(Plotting code records)
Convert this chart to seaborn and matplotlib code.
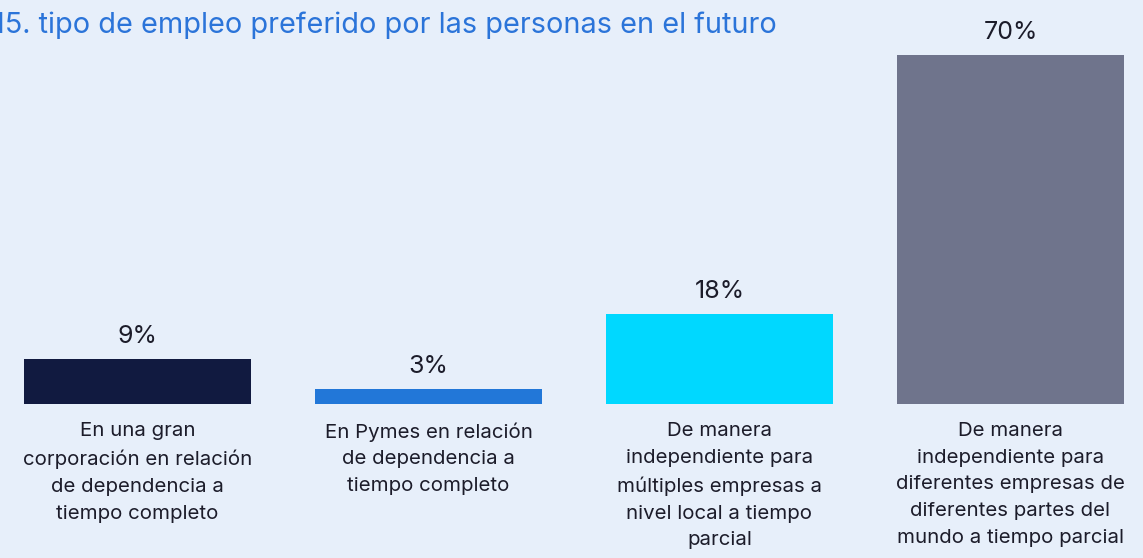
import matplotlib
matplotlib.use("Agg")
import matplotlib.pyplot as plt
import seaborn as sns
import pandas as pd

categories = [
    "En una gran\ncorporación en relación\nde dependencia a\ntiempo completo",
    "En Pymes en relación\nde dependencia a\ntiempo completo",
    "De manera\nindependiente para\nmúltiples empresas a\nnivel local a tiempo\nparcial",
    "De manera\nindependiente para\ndiferentes empresas de\ndiferentes partes del\nmundo a tiempo parcial",
]
values = [9, 3, 18, 70]
value_labels = ["9%", "3%", "18%", "70%"]
title = "15. tipo de empleo preferido por las personas en el futuro"

bar_colors = ["#111a40", "#2277d8", "#00d8ff", "#6f748c"]
bg = "#e7effa"
text_color = "#1c1c2a"
title_color = "#2b74d9"

sns.set_theme(style="white")
plt.rcParams["font.family"] = ["Inter", "DejaVu Sans"]

W, H = 1143, 558
fig = plt.figure(figsize=(W / 100, H / 100), dpi=100)
fig.patch.set_facecolor(bg)
base = 154
ax = fig.add_axes([0, base / H, 1, (H - base) / H])
ax.set_facecolor(bg)

df = pd.DataFrame({"cat": categories, "val": values})
sns.barplot(data=df, x="cat", y="val", hue="cat", palette=bar_colors,
            width=0.777, legend=False, ax=ax, saturation=1, linewidth=0)

ax.set_xlim(-137.5 / 291, (W - 137.5) / 291)
ax.set_ylim(0, (H - base) / 4.99)

for p, lab in zip(ax.patches, value_labels):
    ax.annotate(lab, (p.get_x() + p.get_width() / 2, p.get_height()),
                xytext=(0, 8), textcoords="offset points",
                ha="center", va="bottom", fontsize=18, color=text_color)

ax.set_xlabel("")
ax.set_ylabel("")
ax.set_yticks([])
ax.tick_params(axis="x", length=0, pad=13)
for t in ax.get_xticklabels():
    t.set_fontsize(14.7)
    t.set_color(text_color)
    t.set_linespacing(1.62)
    t.set_va("top")
for s in ax.spines.values():
    s.set_visible(False)

fig.text(-0.006, 1 - 33 / H, title, ha="left", va="baseline",
         fontsize=20.8, color=title_color)

fig.savefig("out.png", dpi=100, facecolor=bg)
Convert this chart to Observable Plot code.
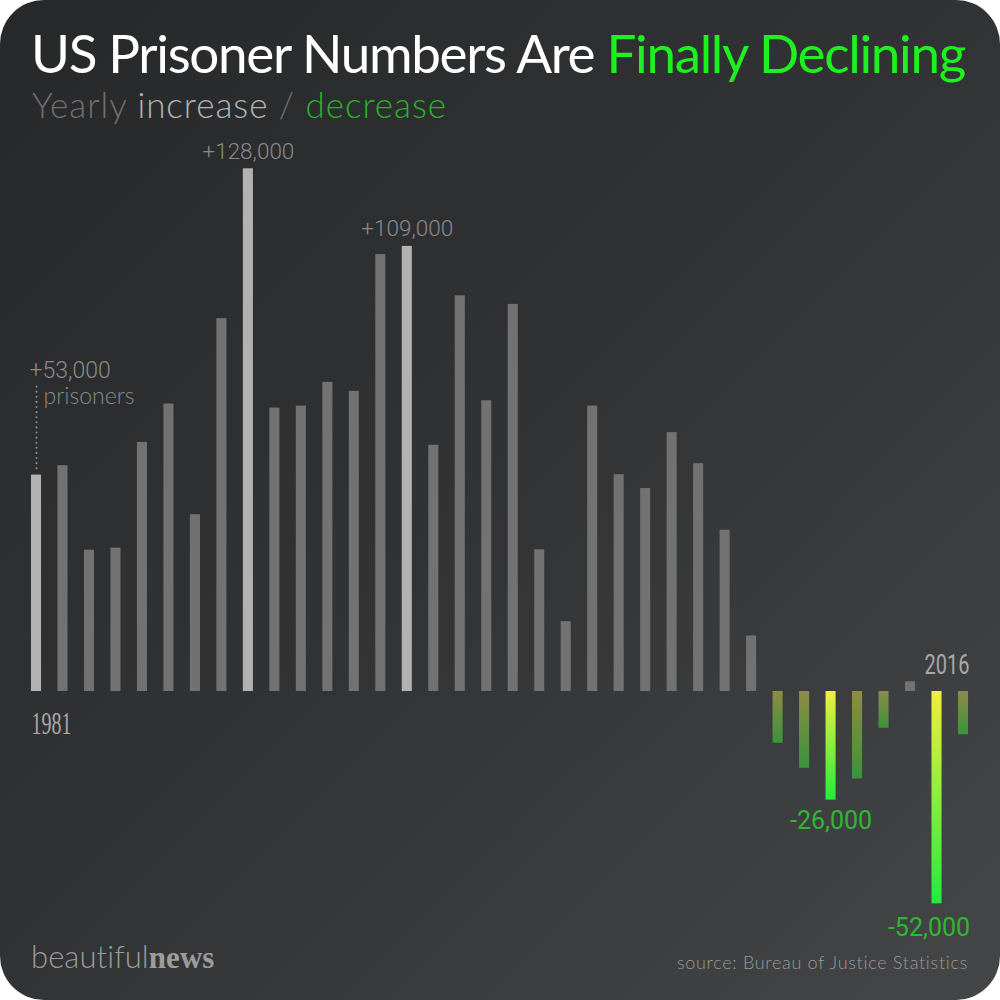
<!DOCTYPE html>
<html><head><meta charset="utf-8">
<script src="https://cdn.jsdelivr.net/npm/d3@7"></script>
<script src="https://cdn.jsdelivr.net/npm/@observablehq/plot@0.6"></script>
<style>
html,body{margin:0;padding:0;background:#fff;}
#card{position:relative;width:1000px;height:1000px;border-radius:44px;overflow:hidden;
  background:linear-gradient(135deg,#27282a 0%,#323335 50%,#454648 100%);font-family:Lato,"Noto Sans",sans-serif;}
.abs{position:absolute;white-space:nowrap;line-height:1;}
#title{left:31px;top:26px;font-size:53px;color:#fff;font-weight:400;}
#title .g{color:#1ff01f;}
#subtitle{left:32px;top:87px;font-size:35px;font-weight:300;color:#707070;}
#subtitle .inc{color:#b4b4b4;}
#subtitle .dec{color:#25b525;}
#brand{left:31px;top:941px;font-size:31px;color:#9c9c9c;}
#brand .b1{font-family:Lato,sans-serif;font-weight:300;}
#brand .b2{font-family:"Liberation Serif",serif;font-weight:700;}
#source{right:32px;top:953px;font-size:18px;font-weight:300;color:#9a9a9a;}
#chart{position:absolute;left:0;top:0;}
</style></head>
<body>
<div id="card">
  <div id="title" class="abs">US Prisoner Numbers Are <span class="g">Finally Declining</span></div>
  <div id="subtitle" class="abs">Yearly <span class="inc">increase</span> / <span class="dec">decrease</span></div>
  <div id="chart"></div>
  <div id="brand" class="abs"><span class="b1">beautiful</span><span class="b2">news</span></div>
  <div id="source" class="abs">source: Bureau of Justice Statistics</div>
</div>
<script>
// Yearly change in US prisoner numbers
const years = [1981,1982,1983,1984,1985,1986,1987,1988,1989,1990,1991,1992,1993,1994,1995,1996,1997,1998,
               1999,2000,2001,2002,2003,2004,2005,2006,2007,2008,2009,2010,2011,2012,2013,2014,2015,2016];
const changes = [53000,55300,34600,35100,61000,70400,43300,91300,128000,69400,69900,75700,73500,107000,109000,60300,96900,71200,
                 94800,34700,17100,69900,53100,49700,63400,55800,39500,13600,-12700,-18800,-26600,-21400,-9000,2400,-52000,-10600];
const highlightYears = [1981, 1989, 1995, 2011, 2015];
const peakLabelYears = [1989, 1995];
const peakLabels = ["+128,000", "+109,000"];
const dropLabelYears = [2011, 2015];
const dropLabels = ["-26,000", "-52,000"];
const firstLabel = ["+53,000", "prisoners"];
const yearTicks = [1981, 2016];

const data = years.map((year, i) => ({year, value: changes[i]}));
const byYear = new Map(data.map(d => [d.year, d]));
const peaks = peakLabelYears.map((y, i) => ({...byYear.get(y), label: peakLabels[i]}));
const drops = dropLabelYears.map((y, i) => ({...byYear.get(y), label: dropLabels[i]}));
const first = byYear.get(years[0]);

const isHi = d => highlightYears.includes(d.year);
const fillOf = d => d.value >= 0
  ? (isHi(d) ? "#b2b2b2" : "#727272")
  : (isHi(d) ? "url(#negHi)" : "url(#negLo)");

const gray = "#8a8a8a";
const green = "#2fb82f";

const svg = Plot.plot({
  width: 1000,
  height: 1000,
  style: {background: "transparent", overflow: "visible"},
  x: {type: "band", domain: years, range: [14.55, 984.45], padding: 0.62, round: false, axis: null},
  y: {type: "linear", domain: [0, 128000], range: [691, 168.3], axis: null},
  marks: [
    Plot.barY(data, {x: "year", y: "value", fill: fillOf}),
    Plot.ruleX([first], {x: "year", y1: "value", y2: "value", insetTop: -88, insetBottom: 5,
      stroke: "#8a8a8a", strokeWidth: 2, strokeDasharray: "0.1,5", strokeLinecap: "round"}),
    Plot.text([first], {x: "year", y: "value", text: () => firstLabel[0], textAnchor: "start", lineAnchor: "bottom",
      dx: -7, dy: -97, fontSize: 23, fill: gray, fontFamily: "Roboto", fontWeight: 300}),
    Plot.text([first], {x: "year", y: "value", text: () => firstLabel[1], textAnchor: "start", lineAnchor: "bottom",
      dx: 7, dy: -71, fontSize: 23, fill: gray, fontFamily: "Lato", fontWeight: 300}),
    Plot.text(peaks, {x: "year", y: "value", text: "label", textAnchor: "middle", lineAnchor: "bottom",
      dy: -10, fontSize: 22.5, fill: gray, fontFamily: "Roboto", fontWeight: 300}),
    Plot.text(drops.slice(0, 1), {x: "year", y: "value", text: "label", textAnchor: "middle", lineAnchor: "bottom",
      dy: 29, fontSize: 25, fill: green, fontFamily: "Roboto"}),
    Plot.text(drops.slice(1), {x: "year", y: "value", text: "label", textAnchor: "middle", lineAnchor: "bottom",
      dx: -8, dy: 32, fontSize: 25, fill: green, fontFamily: "Roboto"}),
    Plot.text([yearTicks[0]], {x: d => d, y: () => 0, text: d => String(d), textAnchor: "start", lineAnchor: "bottom",
      dx: -5, dy: 42, fontSize: 31, fill: "#a8a8a8", fontFamily: "Liberation Serif"}),
    Plot.text([yearTicks[1]], {x: d => d, y: () => 0, text: d => String(d), textAnchor: "end", lineAnchor: "bottom",
      dx: 6, dy: -18, fontSize: 27, fill: "#a8a8a8", fontFamily: "Roboto"})
  ]
});

// gradients for the decrease bars
const defs = d3.select(svg).insert("defs", ":first-child");
const grad = (id, c0, c1) => {
  const g = defs.append("linearGradient").attr("id", id).attr("x1", 0).attr("y1", 0).attr("x2", 0).attr("y2", 1);
  g.append("stop").attr("offset", "0%").attr("stop-color", c0);
  g.append("stop").attr("offset", "100%").attr("stop-color", c1);
};
grad("negLo", "#8e8c45", "#3b943b");
grad("negHi", "#f2ef3e", "#22ec3c");

// condensed year labels
const lens = {[String(yearTicks[0])]: 40, [String(yearTicks[1])]: 45};
d3.select(svg).selectAll("text").filter(function() { return lens[this.textContent] !== undefined; })
  .each(function() { d3.select(this).attr("textLength", lens[this.textContent]).attr("lengthAdjust", "spacingAndGlyphs"); });

document.getElementById("chart").appendChild(svg);

// fit header/footer text widths
function fit(id, target) {
  const el = document.getElementById(id);
  const w = el.getBoundingClientRect().width;
  const n = el.textContent.length;
  el.style.letterSpacing = ((target - w) / n) + "px";
}
fit("title", 934);
fit("subtitle", 415);
fit("source", 292);
fit("brand", 184);
</script>
</body></html>
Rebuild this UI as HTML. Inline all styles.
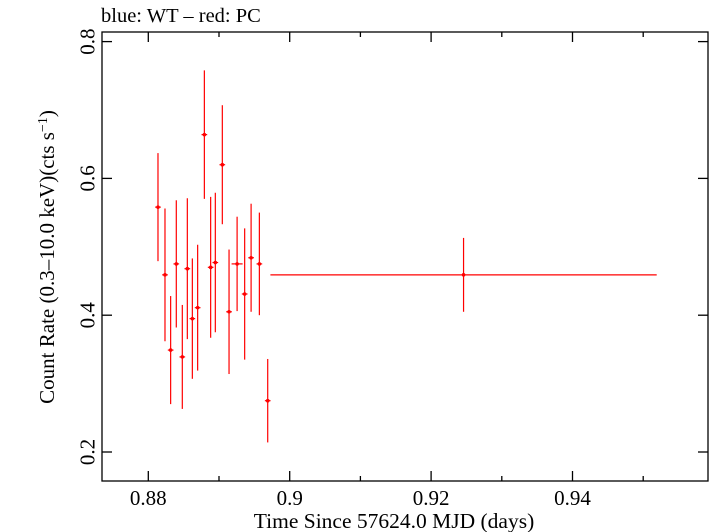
<!DOCTYPE html>
<html><head><meta charset="utf-8"><style>
body{margin:0;background:#fff}
svg{display:block;font-family:"Liberation Serif",serif}
</style></head><body>
<svg width="709" height="532" viewBox="0 0 709 532">
<text x="101" y="22" font-size="20.5">blue: WT – red: PC</text>
<rect x="102" y="32" width="606" height="449" fill="none" stroke="#000" stroke-width="1.3"/>
<g id="axes"></g>
<g id="marks"></g>
<text x="54" y="257" font-size="21" text-anchor="middle" transform="rotate(-90 54 257)">Count Rate (0.3–10.0 keV)(cts s<tspan font-size="14" dy="-7">−1</tspan><tspan dy="7">)</tspan></text>
<text x="394" y="528" font-size="21.5" text-anchor="middle">Time Since 57624.0 MJD (days)</text>
</svg>
<script>
const xTicks=[0.88,0.9,0.92,0.94];
const xMinor=[0.89,0.91,0.93,0.95];
const yTicks=[0.2,0.4,0.6,0.8];
const times=[0.88137,0.88236,0.88316,0.88396,0.88481,0.88552,0.88623,0.88698,0.88793,0.88882,0.88948,0.89047,0.89142,0.89256,0.89363,0.89454,0.89571,0.89689,0.92459];
const timeErr=[0.0004,0.0004,0.0004,0.0004,0.0004,0.0004,0.0004,0.0004,0.0004,0.0004,0.0004,0.0004,0.0004,0.00078,0.0004,0.0004,0.0004,0.0004,0.02732];
const rates=[0.558,0.459,0.349,0.475,0.339,0.468,0.395,0.411,0.664,0.470,0.477,0.620,0.405,0.475,0.431,0.484,0.475,0.275,0.459];
const rateErr=[0.079,0.097,0.079,0.093,0.076,0.103,0.088,0.092,0.094,0.103,0.102,0.087,0.091,0.069,0.096,0.079,0.075,0.061,0.054];
const NS='http://www.w3.org/2000/svg';
const X=v=>148.3+(v-0.88)*7070;
const Y=v=>452-(v-0.2)*684;
function mk(t,a,p){const e=document.createElementNS(NS,t);for(const k in a)e.setAttribute(k,a[k]);p.appendChild(e);return e;}
const ax=document.getElementById('axes'),mg=document.getElementById('marks');
xTicks.forEach(v=>{const x=X(v);
const t1=mk('line',{x1:x,x2:x,y1:481,y2:471,stroke:'#000','stroke-width':1.3},ax);


const t2=mk('line',{x1:x,x2:x,y1:32,y2:42,stroke:'#000','stroke-width':1.3},ax);


const l=mk('text',{x:x,y:505,'font-size':21,'text-anchor':'middle'},ax);l.textContent=String(v);

});
xMinor.forEach(v=>{const x=X(v);
const t1=mk('line',{x1:x,x2:x,y1:481,y2:476,stroke:'#000','stroke-width':1.3},ax);


const t2=mk('line',{x1:x,x2:x,y1:32,y2:37,stroke:'#000','stroke-width':1.3},ax);

});
yTicks.forEach(v=>{const y=Y(v);
const t1=mk('line',{x1:102,x2:112,y1:y,y2:y,stroke:'#000','stroke-width':1.3},ax);


const t2=mk('line',{x1:708,x2:698,y1:y,y2:y,stroke:'#000','stroke-width':1.3},ax);


const l=mk('text',{x:87,y:y,'font-size':21,'text-anchor':'middle',transform:`rotate(-90 87 ${y})`,dy:'0.35em'},ax);l.textContent=v.toFixed(1);

});
times.forEach((t,i)=>{const g=mk('g',{},mg);


const x=X(t),y=Y(rates[i]);
mk('line',{x1:X(t-timeErr[i]),x2:X(t+timeErr[i]),y1:y,y2:y,stroke:'#f00','stroke-width':1.2},g);
mk('line',{x1:x,x2:x,y1:Y(rates[i]-rateErr[i]),y2:Y(rates[i]+rateErr[i]),stroke:'#f00','stroke-width':1.2},g);
mk('circle',{cx:x,cy:y,r:1.8,fill:'#f00'},g);});
</script>
</body></html>
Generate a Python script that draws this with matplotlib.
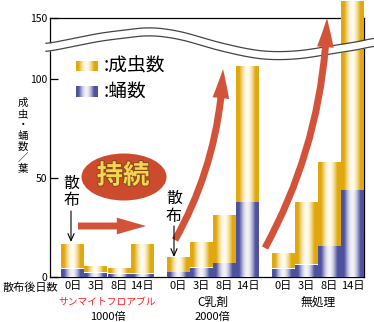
import numpy as np
import matplotlib
matplotlib.use("Agg")
import matplotlib.pyplot as plt
from matplotlib.patches import Ellipse, FancyArrowPatch, ArrowStyle
import matplotlib.patheffects as pe

plt.rcParams['font.family'] = ['Noto Sans CJK JP', 'DejaVu Sans']

# data
days = ['0日', '3日', '8日', '14日']
group_names = ['サンマイトフロアブル', 'C乳剤', '無処理']
group_rates = ['1000倍', '2000倍', '']
pupa = [[4.5, 2.5, 2.0, 2.0],
        [2.7, 5.0, 7.2, 38.0],
        [4.4, 6.4, 15.7, 44.0]]
adult = [[12.2, 3.1, 3.0, 15.0],
         [7.9, 12.8, 24.6, 69.0],
         [7.9, 31.6, 42.9, 126.0]]
yticks = [0, 50, 100, 150]

W, H = 374, 322
GAP = 4.55          # distance between group starts (bar units)

# broken y axis: linear up to B, compressed above
B, R = 115.0, 0.45


def fwd(y):
    y = np.asarray(y, dtype=float)
    return np.where(y <= B, y, B + (y - B) * R)


def inv(y):
    y = np.asarray(y, dtype=float)
    return np.where(y <= B, y, B + (y - B) / R)


def px(x, y):
    # pixel position -> figure fraction
    return x / W, 1 - y / H


def gradient(dark, light, n=64):
    t = np.linspace(0, 1, n)
    w = np.clip(1 - ((t - 0.47) / 0.37) ** 2, 0, 1) ** 1.3
    d = np.array(matplotlib.colors.to_rgb(dark))
    l = np.array(matplotlib.colors.to_rgb(light))
    return (d[None, :] * (1 - w[:, None]) + l[None, :] * w[:, None])[None, :, :]


yellow = gradient('#e0a80c', '#fffcee')
blue = gradient('#4e519e', '#f2f2f8')


def grad_bar(ax, x, bottom, height, img):
    rect = ax.bar(x, height, width=1.0, bottom=bottom, color='none',
                  linewidth=0, zorder=3, clip_on=False)[0]
    im = ax.imshow(img, extent=(x - 0.5, x + 0.5, bottom, bottom + height),
                   aspect='auto', interpolation='bilinear', zorder=3)
    im.set_clip_path(rect)


fig = plt.figure(figsize=(W / 100, H / 100), dpi=100)
ax = fig.add_axes([50 / W, 45 / H, 314 / W, 259 / H])
ax.set_yscale('function', functions=(fwd, inv))

xpos = []
for g in range(len(group_names)):
    for i in range(len(days)):
        x = g * GAP + i
        xpos.append(x)
        grad_bar(ax, x, 0, pupa[g][i], blue)
        grad_bar(ax, x, pupa[g][i], adult[g][i], yellow)

ax.set_yticks(yticks)
ax.set_yticklabels([str(v) for v in yticks], fontsize=7.5)
ax.tick_params(axis='y', direction='in', length=6, width=0.9, pad=2)
ax.set_xticks(xpos)
ax.set_xticklabels(days * len(group_names), fontsize=8)
ax.tick_params(axis='x', length=0, pad=3)
ax.minorticks_off()
for s in ax.spines.values():
    s.set_linewidth(0.9)

# group labels
for g, (name, rate) in enumerate(zip(group_names, group_rates)):
    cx = g * GAP + 1.5
    ax.text(cx, -0.097, name, transform=ax.get_xaxis_transform(),
            ha='center', va='center', fontsize=7 if g == 0 else 8.5,
            color='#ff2020' if g == 0 else 'black')
    if rate:
        ax.text(cx, -0.154, rate, transform=ax.get_xaxis_transform(),
                ha='center', va='center', fontsize=8)

fig.text(*px(30, 288), '散布後日数', ha='center', va='center', fontsize=8)

# y label, stacked characters
for k, ch in enumerate('成虫・蛹数／葉'):
    fig.text(*px(23, 103 + k * 11), ch, ha='center', va='center', fontsize=7.5)

# legend
for (y0, y1), img, lab in [((61, 71), yellow, ':成虫数'), ((86, 97), blue, ':蛹数')]:
    ax.imshow(img, extent=((76 - 50) / 314, (98 - 50) / 314,
                           (277 - y1) / 259, (277 - y0) / 259),
              transform=ax.transAxes, aspect='auto', interpolation='bilinear',
              zorder=4)
    fig.text(*px(104, (y0 + y1) / 2), lab, ha='left', va='center', fontsize=13.5)
ax.set_xlim(-0.99, 2 * GAP + 3 + 0.49)
ax.set_ylim(0, 150)

# axis break band
bx = np.array([46, 100, 150, 180, 213, 247, 270, 300, 330, 363, 376])
by = np.array([44, 33, 27, 31, 41, 49, 52, 51, 46, 41, 37])
xs = np.linspace(bx[0], bx[-1], 300)
ys = np.interp(xs, bx, by)
k = np.ones(25) / 25
ys = np.convolve(np.pad(ys, 12, mode='edge'), k, mode='valid')
fx, fy = (xs - 50) / 314, (277 - ys) / 259
off = 8 / 259
ax.fill_between(fx, fy - off, fy, color='white', transform=ax.transAxes,
                zorder=5, clip_on=False, linewidth=0)
ax.plot(fx, fy, color='#444444', lw=0.9, transform=ax.transAxes,
        zorder=6, clip_on=False)
ax.plot(fx, fy - off, color='#444444', lw=0.9, transform=ax.transAxes,
        zorder=6, clip_on=False)

# "持続" badge
red = '#cc4b2e'
fig.add_artist(Ellipse(px(124, 177), 85 / W, 47 / H, transform=fig.transFigure,
                       facecolor=red, edgecolor='none', zorder=5))
fig.text(*px(123, 176), '持続', ha='center', va='center', fontsize=19,
         weight='bold', color='#f4d64e', zorder=6,
         path_effects=[pe.withStroke(linewidth=1.5, foreground='#8a4a22')])

# red arrows
big = ArrowStyle('simple', head_length=21, head_width=12, tail_width=5)
for a, b, rad in [((78, 226), (146, 226), 0.0),
                  ((175, 240), (223, 69), 0.12),
                  ((265, 248), (327, 18), 0.12)]:
    fig.add_artist(FancyArrowPatch(px(*a), px(*b), transform=fig.transFigure,
                                   arrowstyle=big, mutation_scale=1,
                                   connectionstyle=f'arc3,rad={rad}',
                                   shrinkA=0, shrinkB=0, color='#d2533a',
                                   linewidth=0, zorder=7))

# "散布" markers
thin = ArrowStyle('->', head_length=0.5, head_width=0.22)
for x, ytop in [(71, 183), (174, 198)]:
    for k2, ch in enumerate('散布'):
        fig.text(*px(x, ytop + k2 * 18), ch, ha='center', va='center',
                 fontsize=11.5)
    fig.add_artist(FancyArrowPatch(px(x, ytop + 28), px(x, ytop + 59),
                                   transform=fig.transFigure, arrowstyle=thin,
                                   mutation_scale=10, shrinkA=0, shrinkB=0,
                                   color='black', linewidth=0.8, zorder=7))

fig.savefig('out.png', dpi=100)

TASK: Nothing but the lines from the start of the records above through the line with "tipo de empleo" should be retyped, each exactly as written; leave out all pictures.

SOLVED PROBLEM:
Convert this chart to seaborn and matplotlib code.
import matplotlib
matplotlib.use("Agg")
import matplotlib.pyplot as plt
import seaborn as sns
import pandas as pd

categories = [
    "En una gran\ncorporación en relación\nde dependencia a\ntiempo completo",
    "En Pymes en relación\nde dependencia a\ntiempo completo",
    "De manera\nindependiente para\nmúltiples empresas a\nnivel local a tiempo\nparcial",
    "De manera\nindependiente para\ndiferentes empresas de\ndiferentes partes del\nmundo a tiempo parcial",
]
values = [9, 3, 18, 70]
value_labels = ["9%", "3%", "18%", "70%"]
title = "15. tipo de empleo preferido por las personas en el futuro"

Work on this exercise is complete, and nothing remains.